*COLLECTED MATERIAL*:
_ _ _ _ _
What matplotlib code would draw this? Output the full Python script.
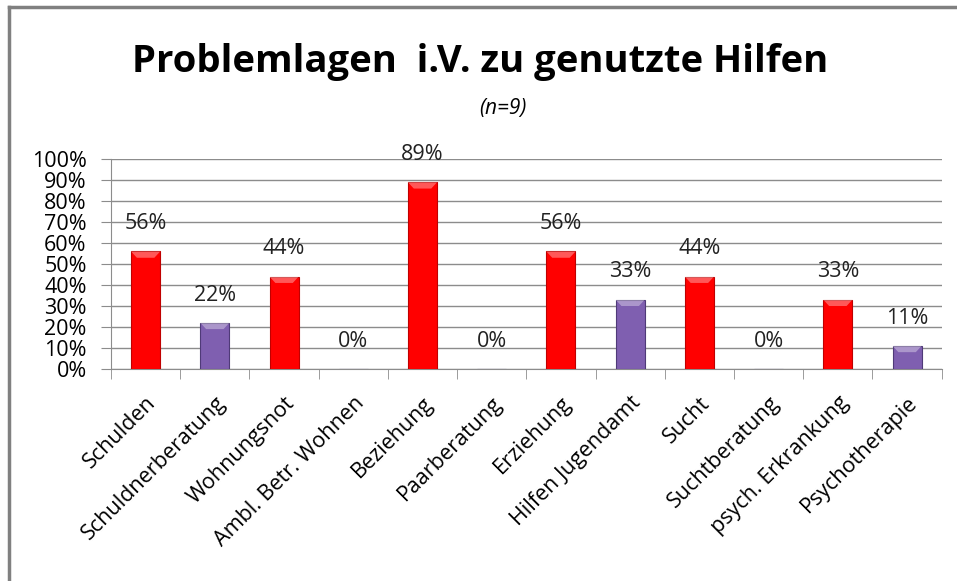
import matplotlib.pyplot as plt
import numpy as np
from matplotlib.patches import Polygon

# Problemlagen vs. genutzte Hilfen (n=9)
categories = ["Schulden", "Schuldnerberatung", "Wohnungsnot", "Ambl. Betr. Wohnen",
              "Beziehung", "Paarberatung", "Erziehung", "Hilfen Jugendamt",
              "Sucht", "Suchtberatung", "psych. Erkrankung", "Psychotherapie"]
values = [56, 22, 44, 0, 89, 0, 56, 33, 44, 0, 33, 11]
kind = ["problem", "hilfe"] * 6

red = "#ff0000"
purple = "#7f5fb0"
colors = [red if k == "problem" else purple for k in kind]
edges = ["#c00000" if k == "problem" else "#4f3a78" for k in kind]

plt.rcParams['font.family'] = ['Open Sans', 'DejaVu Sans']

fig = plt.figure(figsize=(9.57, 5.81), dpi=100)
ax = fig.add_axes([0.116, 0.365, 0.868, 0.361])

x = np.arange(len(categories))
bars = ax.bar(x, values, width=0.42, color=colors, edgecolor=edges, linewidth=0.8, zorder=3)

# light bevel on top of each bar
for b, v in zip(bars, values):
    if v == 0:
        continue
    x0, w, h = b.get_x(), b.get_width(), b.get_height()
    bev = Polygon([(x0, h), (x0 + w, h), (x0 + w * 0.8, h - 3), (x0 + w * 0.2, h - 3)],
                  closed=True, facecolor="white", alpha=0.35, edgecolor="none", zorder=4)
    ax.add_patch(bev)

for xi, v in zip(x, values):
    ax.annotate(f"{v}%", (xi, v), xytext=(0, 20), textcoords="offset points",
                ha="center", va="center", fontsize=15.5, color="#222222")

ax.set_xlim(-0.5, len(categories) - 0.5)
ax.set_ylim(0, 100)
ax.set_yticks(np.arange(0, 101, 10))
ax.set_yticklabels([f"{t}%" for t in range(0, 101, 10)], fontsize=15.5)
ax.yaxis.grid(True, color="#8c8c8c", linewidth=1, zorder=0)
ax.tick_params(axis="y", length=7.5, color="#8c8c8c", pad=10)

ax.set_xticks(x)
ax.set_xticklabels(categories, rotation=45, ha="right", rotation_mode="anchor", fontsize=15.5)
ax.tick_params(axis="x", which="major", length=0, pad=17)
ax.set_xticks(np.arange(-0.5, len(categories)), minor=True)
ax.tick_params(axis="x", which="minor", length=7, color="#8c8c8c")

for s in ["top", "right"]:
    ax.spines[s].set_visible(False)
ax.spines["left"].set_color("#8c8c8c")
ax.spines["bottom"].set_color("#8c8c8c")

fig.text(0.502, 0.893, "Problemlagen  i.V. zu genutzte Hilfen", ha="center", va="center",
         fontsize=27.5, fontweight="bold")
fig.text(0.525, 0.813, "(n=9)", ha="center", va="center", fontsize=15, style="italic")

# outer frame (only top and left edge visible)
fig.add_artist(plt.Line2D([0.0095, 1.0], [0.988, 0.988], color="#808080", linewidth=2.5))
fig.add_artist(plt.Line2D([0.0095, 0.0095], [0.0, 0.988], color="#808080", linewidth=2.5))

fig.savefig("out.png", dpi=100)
_ _ _ _ _
*EXERCISE DIRECTIONS*:
Copy every line of the data exactly as written, excluding the pictures.

*ANSWER IN FULL*:
What matplotlib code would draw this? Output the full Python script.
import matplotlib.pyplot as plt
import numpy as np
from matplotlib.patches import Polygon

# Problemlagen vs. genutzte Hilfen (n=9)
categories = ["Schulden", "Schuldnerberatung", "Wohnungsnot", "Ambl. Betr. Wohnen",
              "Beziehung", "Paarberatung", "Erziehung", "Hilfen Jugendamt",
              "Sucht", "Suchtberatung", "psych. Erkrankung", "Psychotherapie"]
values = [56, 22, 44, 0, 89, 0, 56, 33, 44, 0, 33, 11]
kind = ["problem", "hilfe"] * 6

red = "#ff0000"
purple = "#7f5fb0"
colors = [red if k == "problem" else purple for k in kind]
edges = ["#c00000" if k == "problem" else "#4f3a78" for k in kind]

plt.rcParams['font.family'] = ['Open Sans', 'DejaVu Sans']

fig = plt.figure(figsize=(9.57, 5.81), dpi=100)
ax = fig.add_axes([0.116, 0.365, 0.868, 0.361])

x = np.arange(len(categories))
bars = ax.bar(x, values, width=0.42, color=colors, edgecolor=edges, linewidth=0.8, zorder=3)

# light bevel on top of each bar
for b, v in zip(bars, values):
    if v == 0:
        continue
    x0, w, h = b.get_x(), b.get_width(), b.get_height()
    bev = Polygon([(x0, h), (x0 + w, h), (x0 + w * 0.8, h - 3), (x0 + w * 0.2, h - 3)],
                  closed=True, facecolor="white", alpha=0.35, edgecolor="none", zorder=4)
    ax.add_patch(bev)

for xi, v in zip(x, values):
    ax.annotate(f"{v}%", (xi, v), xytext=(0, 20), textcoords="offset points",
                ha="center", va="center", fontsize=15.5, color="#222222")

ax.set_xlim(-0.5, len(categories) - 0.5)
ax.set_ylim(0, 100)
ax.set_yticks(np.arange(0, 101, 10))
ax.set_yticklabels([f"{t}%" for t in range(0, 101, 10)], fontsize=15.5)
ax.yaxis.grid(True, color="#8c8c8c", linewidth=1, zorder=0)
ax.tick_params(axis="y", length=7.5, color="#8c8c8c", pad=10)

ax.set_xticks(x)
ax.set_xticklabels(categories, rotation=45, ha="right", rotation_mode="anchor", fontsize=15.5)
ax.tick_params(axis="x", which="major", length=0, pad=17)
ax.set_xticks(np.arange(-0.5, len(categories)), minor=True)
ax.tick_params(axis="x", which="minor", length=7, color="#8c8c8c")

for s in ["top", "right"]:
    ax.spines[s].set_visible(False)
ax.spines["left"].set_color("#8c8c8c")
ax.spines["bottom"].set_color("#8c8c8c")

fig.text(0.502, 0.893, "Problemlagen  i.V. zu genutzte Hilfen", ha="center", va="center",
         fontsize=27.5, fontweight="bold")
fig.text(0.525, 0.813, "(n=9)", ha="center", va="center", fontsize=15, style="italic")

# outer frame (only top and left edge visible)
fig.add_artist(plt.Line2D([0.0095, 1.0], [0.988, 0.988], color="#808080", linewidth=2.5))
fig.add_artist(plt.Line2D([0.0095, 0.0095], [0.0, 0.988], color="#808080", linewidth=2.5))

fig.savefig("out.png", dpi=100)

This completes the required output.